La piedra del templo no será hogar de Dios hasta que en sus rocas no se sienta el aliento humano, y todo aquel edificio se conciba como lugar para el encuentro con un amigo y Creador. El proyecto de templo para Dios pide piedras, que son recogidas para hacerle casa, y lleva consigo un trozo de corazón creyente.

 

            Aunque el Altísimo escogió la piedra para dejar grabada su ley, no era para arrojarle al pueblo las tablas con sus mandamientos como una losa terrible, sino buscando perpetuidad en algo duro y duradero, con el fin de que la piedra comenzara a enternecerse en el corazón del creyente. Si no permanecería con rigidez, provocando más temor que piedad, y otras veces indiferencia. Para que la Palabra de Dios se reciba con acogida, tiene que pasar de la roca al corazón, de la piedra a la carne. Cumplir simplemente lo mandado, puede ser ayuda en algunos momentos; sin embargo, un corazón maduro precisa razones, y solo se pueden encontrar razones para los mandamientos en el amor de Dios que quiere hacer hogar entre nosotros.

 

            El Jesús indignado con enfado en este evangelio es el Jesús que se contrista al encontrarse un templo solo de piedra, donde el corazón se hizo impermeable al agua mansa de Dios. Arroja del templo a los que comercian facilitando los animales del culto (lo cual estaba permitido), ¿qué de malo hay en ello?  De esto podrán saber mejor los que más trato tienen con Dios. La sensibilidad rechaza cuanto anule, entorpezca o siquiera distraiga la relación con el Señor. El sacrificio, ese instrumento ancestral y válido hasta Jesucristo para la petición y la alabanza y la acción de gracias a Dios, se había convertido para muchos en un simple rito, no más que una piedra seca sin carne, donde no había latido creyente, hasta el punto de meter a los propios animales en el lugar santo, no para facilitar el culto, sino el negocio.

 

Dios no cabe en un recipiente, aunque tenga las dimensiones del cosmos, porque lo hizo Él, pero habita muy a gusto rezumando en la carne del que espera en Él y vive buscándolo y encontrándolo.

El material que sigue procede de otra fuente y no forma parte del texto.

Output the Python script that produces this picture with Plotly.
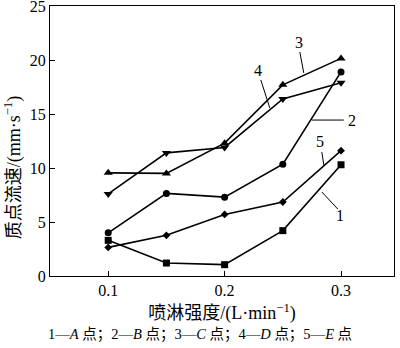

Por eso la carne gloriosa de Jesucristo, su cuerpo resucitado, es el lugar del encuentro sublime entre Dios y el hombre, el hogar más amable para ambos, donde la tierra humana se ha dejado empapar por el Espíritu de Dios. Aunque aún no hemos alcanzado esta cumbre, sí estamos caminando hacia ella en la medida en que nos implicamos en preparar hogar para el Señor, donde no puede haber exclusión de nadie. Para ello habrá que expulsar mucho negociante y mercader de dentro. Una absoluta estupidez, una inutilidad soberana, como escándalo para judíos y necedad para los griegos, y para todos aquellos que no han experimentado ese amor pacificador y gozoso en su propia carne; pero para el creyente, vida eterna. Esta experiencia es la sensibilidad de la Pascua, el paso de pasión, muerte y resurrección del Hijo de Dios por nuestras vidas. Si no lo hemos experimentado aún, aunque sea un poquito, ¿qué esperamos para prepararnos a hacerlo? ¿No será por demasiadas durezas a fuerza de mercadear con Dios y los hermanos?